START

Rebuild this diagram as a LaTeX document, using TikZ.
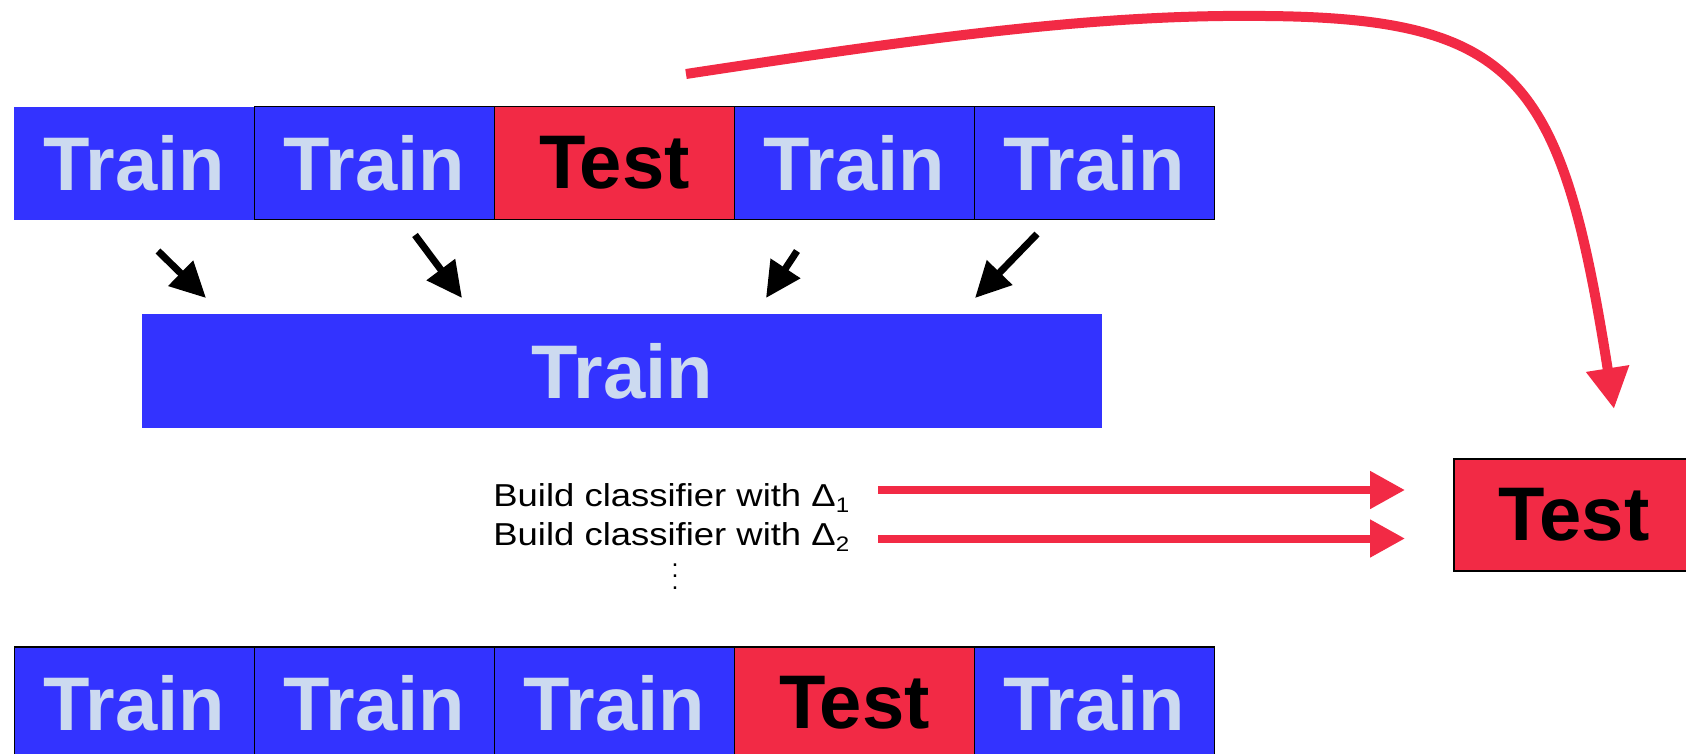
\documentclass[tikz,border=0pt]{standalone}
\usepackage{fontspec}
\setmainfont{Liberation Sans}
\newfontfamily\widesans[FakeStretch=1.15]{Liberation Sans}
\usetikzlibrary{arrows.meta}
\definecolor{cvblue}{RGB}{51,51,255}
\definecolor{cvred}{RGB}{242,42,69}
\definecolor{cvtext}{RGB}{204,218,240}
\begin{document}
\begin{tikzpicture}[x=0.5pt,y=-0.5pt,
  cell/.style={anchor=north west, inner sep=0pt, minimum width=120pt, minimum height=56.5pt,
    font=\bfseries\fontsize{38}{40}\selectfont, draw=black, line width=0.9pt},
  train/.style={cell, fill=cvblue, text=cvtext},
  test/.style={cell, fill=cvred, text=black},
  blackarrow/.style={line width=3.5pt, -{Triangle[length=17.75pt,width=17pt]}},
  redarrow/.style={draw=cvred, line width=4pt, -{Triangle[length=17.5pt,width=18pt]}},
  lbl/.style={anchor=base west, inner sep=0pt, font=\widesans\fontsize{15.85}{18}\selectfont}
]
\useasboundingbox (0,0) rectangle (1686,754);
\clip (0,0) rectangle (1686,754);

% top row
\node[train, draw=none] (t1) at (13.5,105.7) {Train};
\node[train] (t2) at (253.5,105.7) {Train};
\node[test]  (t3) at (493.5,105.7) {Test};
\node[train] (t4) at (733.5,105.7) {Train};
\node[train] (t5) at (973.5,105.7) {Train};

% merged training set
\node[train, draw=none, minimum width=480pt, minimum height=57pt] (mid) at (141.5,313.3) {Train};

% black arrows
\coordinate (a1s) at (158,251);  \coordinate (a1e) at (206,298);
\coordinate (a2s) at (415,235);  \coordinate (a2e) at (462,298);
\coordinate (a3s) at (797,251);  \coordinate (a3e) at (766,298);
\coordinate (a4s) at (1037,234); \coordinate (a4e) at (975,298);
\draw[blackarrow] (a1s) -- (a1e);
\draw[blackarrow] (a2s) -- (a2e);
\draw[blackarrow] (a3s) -- (a3e);
\draw[blackarrow] (a4s) -- (a4e);

% right test box
\node[test, minimum height=56pt] (rt) at (1453.3,458.3) {Test};

% curved red arrow
\coordinate (cs) at (686,74);
\coordinate (ce) at (1614,409);
\draw[draw=cvred, line width=5pt, -{Triangle[length=20.5pt,width=20.5pt]}]
  (cs) .. controls (936,36) and (1100,14) .. (1265,16)
       .. controls (1520,18) and (1562,80) .. (ce);

% labels
\node[lbl] (b1) at (493,506.7) {Build classifier with Δ\raisebox{-3pt}{\fontsize{10.5}{11}\selectfont 1}};
\node[lbl] (b2) at (493,545.7) {Build classifier with Δ\raisebox{-3pt}{\fontsize{10.5}{11}\selectfont 2}};
\node[anchor=south, inner sep=0pt, align=center, font=\fontsize{12.5}{5.85}\selectfont] (dots) at (675,590) {.\\.\\.};

% straight red arrows
\coordinate (r1s) at (878,490);   \coordinate (r1e) at (1405,490);
\coordinate (r2s) at (878,538.5); \coordinate (r2e) at (1405,538.5);
\draw[redarrow] (r1s) -- (r1e);
\draw[redarrow] (r2s) -- (r2e);

% bottom row
\node[train] (u1) at (13.5,645.7) {Train};
\node[train] (u2) at (253.5,645.7) {Train};
\node[train] (u3) at (493.5,645.7) {Train};
\node[test]  (u4) at (733.5,645.7) {Test};
\node[train] (u5) at (973.5,645.7) {Train};
\end{tikzpicture}
\end{document}
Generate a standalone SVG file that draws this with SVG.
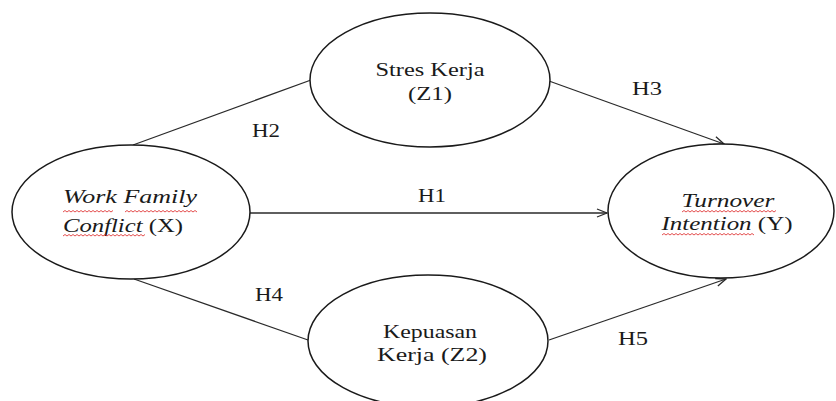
<svg xmlns="http://www.w3.org/2000/svg" width="836" height="401" viewBox="0 0 836 401">
  <defs>
    <style>
      .node { fill: #ffffff; stroke: #1a1a1a; stroke-width: 1.5; }
      .lbl { font-family: "Liberation Serif", "Times New Roman", serif; font-size: 18px; fill: #1a1a1a; text-anchor: middle; }
      .it { font-style: italic; }
      .edge { stroke: #2a2a2a; stroke-width: 1.3; fill: none; }
      .squig { stroke: #d22; stroke-width: 0.8; fill: none; }
    </style>
    <marker id="arr" viewBox="0 0 12 10" refX="11" refY="5" markerWidth="12" markerHeight="10" markerUnits="userSpaceOnUse" orient="auto">
      <path d="M1,1 L11,5 L1,9" fill="none" stroke="#2a2a2a" stroke-width="1.3"/>
    </marker>
  </defs>
  <rect width="836" height="401" fill="#ffffff"/>

  <g id="connectors">
    <line class="edge" x1="250" y1="213" x2="607" y2="213" marker-end="url(#arr)"/>
    <line class="edge" x1="133" y1="145" x2="311" y2="80"/>
    <line class="edge" x1="549" y1="81" x2="724" y2="144" marker-end="url(#arr)"/>
    <line class="edge" x1="134" y1="279" x2="308" y2="340"/>
    <line class="edge" x1="549" y1="340" x2="726" y2="279" marker-end="url(#arr)"/>
    <text class="lbl" x="432" y="202" textLength="28" lengthAdjust="spacingAndGlyphs">H1</text>
    <text class="lbl" x="266" y="137" textLength="28" lengthAdjust="spacingAndGlyphs">H2</text>
    <text class="lbl" x="647" y="95" textLength="30" lengthAdjust="spacingAndGlyphs">H3</text>
    <text class="lbl" x="269" y="301" textLength="28" lengthAdjust="spacingAndGlyphs">H4</text>
    <text class="lbl" x="633" y="345" textLength="30" lengthAdjust="spacingAndGlyphs">H5</text>
  </g>

  <g id="node-x">
    <ellipse class="node" cx="131" cy="212" rx="119" ry="67"/>
    <text class="lbl it" x="130" y="203" textLength="134" lengthAdjust="spacingAndGlyphs">Work Family</text>
    <text class="lbl" x="123" y="232" textLength="120" lengthAdjust="spacingAndGlyphs"><tspan class="it">Conflict</tspan> (X)</text>
    <path class="squig" d="M63,212 l2,-1.5 l2,1.5 l2,-1.5 l2,1.5 l2,-1.5 l2,1.5 l2,-1.5 l2,1.5 l2,-1.5 l2,1.5 l2,-1.5 l2,1.5 l2,-1.5 l2,1.5 l2,-1.5 l2,1.5 l2,-1.5 l2,1.5 l2,-1.5 l2,1.5 l2,-1.5 l2,1.5 l2,-1.5 l2,1.5 l2,-1.5"/>
    <path class="squig" d="M125,212 l2,-1.5 l2,1.5 l2,-1.5 l2,1.5 l2,-1.5 l2,1.5 l2,-1.5 l2,1.5 l2,-1.5 l2,1.5 l2,-1.5 l2,1.5 l2,-1.5 l2,1.5 l2,-1.5 l2,1.5 l2,-1.5 l2,1.5 l2,-1.5 l2,1.5 l2,-1.5 l2,1.5 l2,-1.5 l2,1.5 l2,-1.5 l2,1.5 l2,-1.5 l2,1.5 l2,-1.5 l2,1.5 l2,-1.5 l2,1.5 l2,-1.5 l2,1.5 l2,-1.5 l2,1.5"/>
    <path class="squig" d="M63,236 l2,-1.5 l2,1.5 l2,-1.5 l2,1.5 l2,-1.5 l2,1.5 l2,-1.5 l2,1.5 l2,-1.5 l2,1.5 l2,-1.5 l2,1.5 l2,-1.5 l2,1.5 l2,-1.5 l2,1.5 l2,-1.5 l2,1.5 l2,-1.5 l2,1.5 l2,-1.5 l2,1.5 l2,-1.5 l2,1.5 l2,-1.5 l2,1.5 l2,-1.5 l2,1.5 l2,-1.5 l2,1.5 l2,-1.5 l2,1.5 l2,-1.5 l2,1.5 l2,-1.5 l2,1.5 l2,-1.5 l2,1.5 l2,-1.5 l2,1.5 l2,-1.5"/>
  </g>

  <g id="node-z1">
    <ellipse class="node" cx="430" cy="80" rx="120" ry="67"/>
    <text class="lbl" x="430" y="76" textLength="109" lengthAdjust="spacingAndGlyphs">Stres Kerja</text>
    <text class="lbl" x="430" y="100" textLength="44" lengthAdjust="spacingAndGlyphs">(Z1)</text>
  </g>

  <g id="node-z2">
    <ellipse class="node" cx="428" cy="341" rx="120" ry="66"/>
    <text class="lbl" x="430" y="338" textLength="94" lengthAdjust="spacingAndGlyphs">Kepuasan</text>
    <text class="lbl" x="432" y="361" textLength="110" lengthAdjust="spacingAndGlyphs">Kerja (Z2)</text>
  </g>

  <g id="node-y">
    <ellipse class="node" cx="721" cy="211" rx="113" ry="67"/>
    <text class="lbl it" x="728" y="207" textLength="93" lengthAdjust="spacingAndGlyphs">Turnover</text>
    <text class="lbl" x="727" y="230" textLength="131" lengthAdjust="spacingAndGlyphs"><tspan class="it">Intention</tspan> (Y)</text>
    <path class="squig" d="M682,212 l2,-1.5 l2,1.5 l2,-1.5 l2,1.5 l2,-1.5 l2,1.5 l2,-1.5 l2,1.5 l2,-1.5 l2,1.5 l2,-1.5 l2,1.5 l2,-1.5 l2,1.5 l2,-1.5 l2,1.5 l2,-1.5 l2,1.5 l2,-1.5 l2,1.5 l2,-1.5 l2,1.5 l2,-1.5 l2,1.5 l2,-1.5 l2,1.5 l2,-1.5 l2,1.5 l2,-1.5 l2,1.5 l2,-1.5 l2,1.5 l2,-1.5 l2,1.5 l2,-1.5 l2,1.5 l2,-1.5 l2,1.5 l2,-1.5 l2,1.5 l2,-1.5 l2,1.5 l2,-1.5 l2,1.5 l2,-1.5 l2,1.5 l2,-1.5"/>
    <path class="squig" d="M662,235 l2,-1.5 l2,1.5 l2,-1.5 l2,1.5 l2,-1.5 l2,1.5 l2,-1.5 l2,1.5 l2,-1.5 l2,1.5 l2,-1.5 l2,1.5 l2,-1.5 l2,1.5 l2,-1.5 l2,1.5 l2,-1.5 l2,1.5 l2,-1.5 l2,1.5 l2,-1.5 l2,1.5 l2,-1.5 l2,1.5 l2,-1.5 l2,1.5 l2,-1.5 l2,1.5 l2,-1.5 l2,1.5 l2,-1.5 l2,1.5 l2,-1.5 l2,1.5 l2,-1.5 l2,1.5 l2,-1.5 l2,1.5 l2,-1.5 l2,1.5 l2,-1.5 l2,1.5 l2,-1.5 l2,1.5 l2,-1.5 l2,1.5"/>
  </g>
</svg>
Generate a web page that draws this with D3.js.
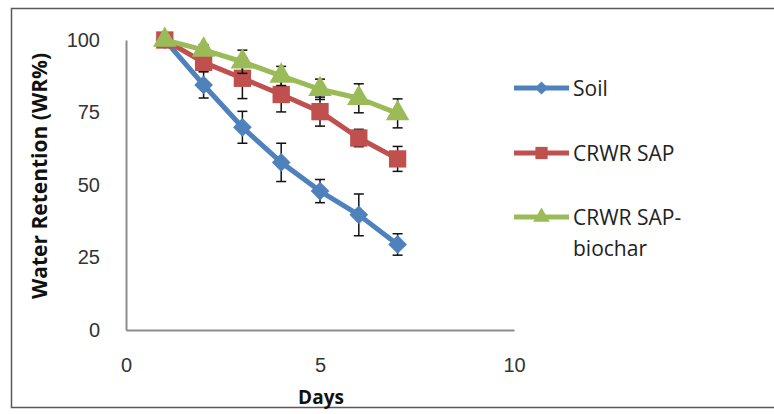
<!DOCTYPE html>
<html>
<head>
<meta charset="utf-8">
<script src="https://cdn.jsdelivr.net/npm/d3@7"></script>
<style>
  body { margin: 0; background: #fff; }
  svg { display: block; font-family: "Open Sans", "Liberation Sans", sans-serif; }
</style>
</head>
<body>
<div id="chart"></div>
<script>
// Data
const days = [1, 2, 3, 4, 5, 6, 7];
const soil = [100, 84.5, 69.9, 57.8, 47.9, 39.7, 29.5];
const soilErr = [0, 4.5, 5.5, 6.6, 4, 7.2, 3.7];
const sap = [100, 92.3, 86.8, 81.2, 75.3, 66.2, 59];
const sapErr = [0, 3, 7, 6, 5, 3, 4.3];
const biochar = [100, 96.6, 92.5, 87.6, 83, 79.9, 74.7];
const biocharErr = [0, 1.8, 4, 3.3, 3.5, 5, 5];
const xTicks = [0, 5, 10];
const yTicks = [0, 25, 50, 75, 100];

const series = [
  { name: "Soil", values: soil, err: soilErr, color: "#4F81BD", shape: "diamond" },
  { name: "CRWR SAP", values: sap, err: sapErr, color: "#C0504D", shape: "square" },
  { name: "CRWR SAP-biochar", values: biochar, err: biocharErr, color: "#9BBB59", shape: "triangle" },
];

const W = 774, H = 414;
const svg = d3.select("#chart").append("svg").attr("width", W).attr("height", H);

// outer chart frame
svg.append("rect")
  .attr("x", 11.5).attr("y", 8.5)
  .attr("width", 820).attr("height", 399)
  .attr("fill", "none").attr("stroke", "#595959").attr("stroke-width", 1.5);

const x = d3.scaleLinear().domain([0, 10]).range([126, 514]);
const y = d3.scaleLinear().domain([0, 100]).range([330, 40]);

const xAxis = svg.append("g")
  .attr("transform", `translate(0,${y(0)})`)
  .call(d3.axisBottom(x).tickValues(xTicks).tickSize(0).tickPadding(28));
const yAxis = svg.append("g")
  .attr("transform", `translate(${x(0)},0)`)
  .call(d3.axisLeft(y).tickValues(yTicks).tickSize(0).tickPadding(26));

[xAxis, yAxis].forEach((g) => {
  g.select(".domain").attr("stroke", "#8c8c8c").attr("stroke-width", 2);
  g.selectAll("text").attr("font-size", 20).attr("fill", "#333");
});

svg.append("text")
  .attr("x", 321).attr("y", 404)
  .attr("text-anchor", "middle")
  .attr("font-size", 19).attr("font-weight", "bold").attr("fill", "#111")
  .text("Days");

svg.append("text")
  .attr("transform", `translate(47,176) rotate(-90)`)
  .attr("text-anchor", "middle")
  .attr("font-size", 21).attr("font-weight", "bold").attr("fill", "#111")
  .text("Water Retention (WR%)");

const markerPath = (shape, scale = 1) => {
  if (shape === "diamond") return d3.symbol(d3.symbolSquare, 175 * scale)();
  if (shape === "square") return d3.symbol(d3.symbolSquare, 300 * scale)();
  return d3.symbol(d3.symbolTriangle, 240 * scale)();
};
const markerRotate = (shape) => (shape === "diamond" ? " rotate(45)" : "");

const line = d3.line()
  .x((d, i) => x(days[i]))
  .y((d) => y(d));

series.forEach((s) => {
  const g = svg.append("g");

  // error bars
  const eb = g.selectAll(".eb")
    .data(days.map((d, i) => ({ d, v: s.values[i], e: s.err[i] })).filter((p) => p.e > 0))
    .enter().append("g")
    .attr("stroke", "#111").attr("stroke-width", 1.5);
  eb.append("line")
    .attr("x1", (p) => x(p.d)).attr("x2", (p) => x(p.d))
    .attr("y1", (p) => y(p.v - p.e)).attr("y2", (p) => y(p.v + p.e));
  eb.append("line")
    .attr("x1", (p) => x(p.d) - 5).attr("x2", (p) => x(p.d) + 5)
    .attr("y1", (p) => y(p.v + p.e)).attr("y2", (p) => y(p.v + p.e));
  eb.append("line")
    .attr("x1", (p) => x(p.d) - 5).attr("x2", (p) => x(p.d) + 5)
    .attr("y1", (p) => y(p.v - p.e)).attr("y2", (p) => y(p.v - p.e));

  g.append("path")
    .datum(s.values)
    .attr("d", line)
    .attr("fill", "none")
    .attr("stroke", s.color)
    .attr("stroke-width", 5)
    .attr("stroke-linejoin", "round");

  g.selectAll(".mk")
    .data(s.values)
    .enter().append("path")
    .attr("d", markerPath(s.shape))
    .attr("transform", (d, i) => `translate(${x(days[i])},${y(d)})${markerRotate(s.shape)}`)
    .attr("fill", s.color);
});

// legend
const legendY = [88, 153, 217];
series.forEach((s, i) => {
  const g = svg.append("g").attr("transform", `translate(0,${legendY[i]})`);
  g.append("line")
    .attr("x1", 514).attr("x2", 569)
    .attr("stroke", s.color).attr("stroke-width", 5);
  g.append("path")
    .attr("d", markerPath(s.shape, 0.5))
    .attr("transform", `translate(541.5,0)${markerRotate(s.shape)}`)
    .attr("fill", s.color);
  const t = g.append("text")
    .attr("x", 573).attr("y", 8)
    .attr("font-size", 21).attr("fill", "#222");
  if (s.name === "CRWR SAP-biochar") {
    t.append("tspan").attr("x", 573).text("CRWR SAP-");
    t.append("tspan").attr("x", 573).attr("dy", 31).text("biochar");
  } else {
    t.text(s.name);
  }
});
</script>
</body>
</html>
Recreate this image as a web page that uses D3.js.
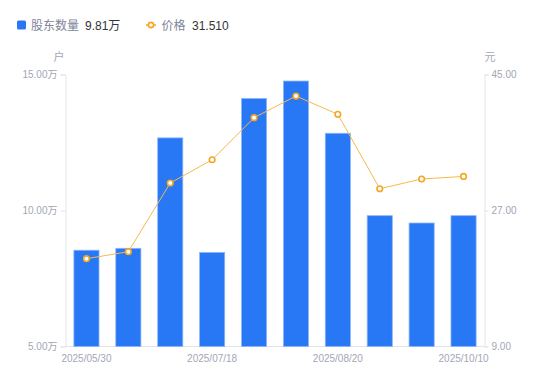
<!DOCTYPE html>
<html>
<head>
<meta charset="utf-8">
<script src="https://cdn.jsdelivr.net/npm/d3@7"></script>
<style>
  body { margin: 0; background: #fff; }
  svg text { font-family: "Liberation Sans", Arial, "Noto Sans CJK SC", sans-serif; }
</style>
</head>
<body>
<svg id="chart" width="550" height="381"></svg>
<script>
"use strict";

const dates = ['2025/05/30', '2025/06/20', '2025/06/30', '2025/07/18', '2025/07/31',
               '2025/08/10', '2025/08/20', '2025/09/10', '2025/09/30', '2025/10/10'];
const holders = [8.54, 8.61, 12.67, 8.46, 14.12, 14.76, 12.84, 9.81, 9.54, 9.81];
const prices = [20.62, 21.55, 30.64, 33.72, 39.28, 42.15, 39.73, 29.88, 31.17, 31.51];
const leftTicks = [5, 10, 15];
const rightTicks = [9, 27, 45];
const shownDates = ['2025/05/30', '2025/07/18', '2025/08/20', '2025/10/10'];

let svg = d3.select('svg#chart');

let dim = { left: 65.5, right: 484.5, top: 74.5, bottom: 346.5 };

let x = d3.scaleBand().domain(dates).range([dim.left, dim.right]).paddingInner(0.4).paddingOuter(0.2);
let yL = d3.scaleLinear().domain([5, 15]).range([dim.bottom, dim.top]);
let yR = d3.scaleLinear().domain([9, 45]).range([dim.bottom, dim.top]);

let axisColor = '#e3e4e8';
let labelColor = '#a3a6b6';

/* axes */
let gL = svg.append('g')
  .attr('transform', `translate(${dim.left},0)`)
  .call(d3.axisLeft(yL).tickValues(leftTicks).tickSize(5).tickPadding(3)
    .tickFormat(d => d3.format('.2f')(d) + '万'));
let gR = svg.append('g')
  .attr('transform', `translate(${dim.right},0)`)
  .call(d3.axisRight(yR).tickValues(rightTicks).tickSize(4).tickPadding(3)
    .tickFormat(d3.format('.2f')));
let gB = svg.append('g')
  .attr('transform', `translate(0,${dim.bottom})`)
  .call(d3.axisBottom(x).tickValues(shownDates).tickSize(0).tickPadding(8.5));

[gL, gR, gB].forEach(g => {
  g.select('.domain').attr('stroke', axisColor);
  g.selectAll('.tick line').attr('stroke', axisColor);
  g.selectAll('.tick text').attr('fill', labelColor).style('font-size', '10px');
});
gB.select('.domain').attr('d', `M${dim.left},0H${dim.right}`);

/* unit labels */
svg.append('text').attr('x', 59).attr('y', 61).attr('text-anchor', 'middle')
   .attr('fill', labelColor).style('font-size', '11px').text('户');
svg.append('text').attr('x', 490).attr('y', 61).attr('text-anchor', 'middle')
   .attr('fill', labelColor).style('font-size', '11px').text('元');

/* bars */
svg.append('g').selectAll('rect')
  .data(holders)
  .enter()
  .append('rect')
  .attr('x', (d, i) => x(dates[i]))
  .attr('y', d => yL(d))
  .attr('width', x.bandwidth())
  .attr('height', d => dim.bottom - yL(d))
  .attr('fill', '#2877f5')
  .attr('stroke', '#8db8fa')
  .attr('stroke-width', 0.8);

/* price line */
let line = d3.line()
  .x((d, i) => x(dates[i]) + x.bandwidth() / 2)
  .y(d => yR(d));
svg.append('path')
  .datum(prices)
  .attr('d', line)
  .attr('fill', 'none')
  .attr('stroke', '#f8b84e')
  .attr('stroke-width', 1);
svg.append('g').selectAll('circle')
  .data(prices)
  .enter()
  .append('circle')
  .attr('cx', (d, i) => x(dates[i]) + x.bandwidth() / 2)
  .attr('cy', d => yR(d))
  .attr('r', 2.8)
  .attr('fill', '#fff')
  .attr('stroke', '#f5a623')
  .attr('stroke-width', 1.6);

/* legend */
let lg = svg.append('g');
lg.append('rect').attr('x', 17).attr('y', 20.5).attr('width', 9).attr('height', 9)
  .attr('rx', 1.5).attr('fill', '#2877f5');
lg.append('text').attr('x', 31).attr('y', 29.5).attr('fill', '#80859a')
  .style('font-size', '12px').text('股东数量');
lg.append('text').attr('x', 85).attr('y', 29.5).attr('fill', '#333')
  .style('font-size', '12px').text(d3.format('.2f')(holders[holders.length - 1]) + '万');
lg.append('line').attr('x1', 146).attr('x2', 156).attr('y1', 25).attr('y2', 25)
  .attr('stroke', '#f5a623').attr('stroke-width', 1.5);
lg.append('circle').attr('cx', 151).attr('cy', 25).attr('r', 2.6)
  .attr('fill', '#fff').attr('stroke', '#f5a623').attr('stroke-width', 1.6);
lg.append('text').attr('x', 161.5).attr('y', 29.5).attr('fill', '#80859a')
  .style('font-size', '12px').text('价格');
lg.append('text').attr('x', 192).attr('y', 29.5).attr('fill', '#333')
  .style('font-size', '12px').text(d3.format('.3f')(prices[prices.length - 1]));
</script>
</body>
</html>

END

Problem requirements: Look through the listing above. Pick out each line with "Generate" and copy it.

In response:
Generate a standalone SVG file that draws this with SVG.
Generate a web page that draws this with D3.js.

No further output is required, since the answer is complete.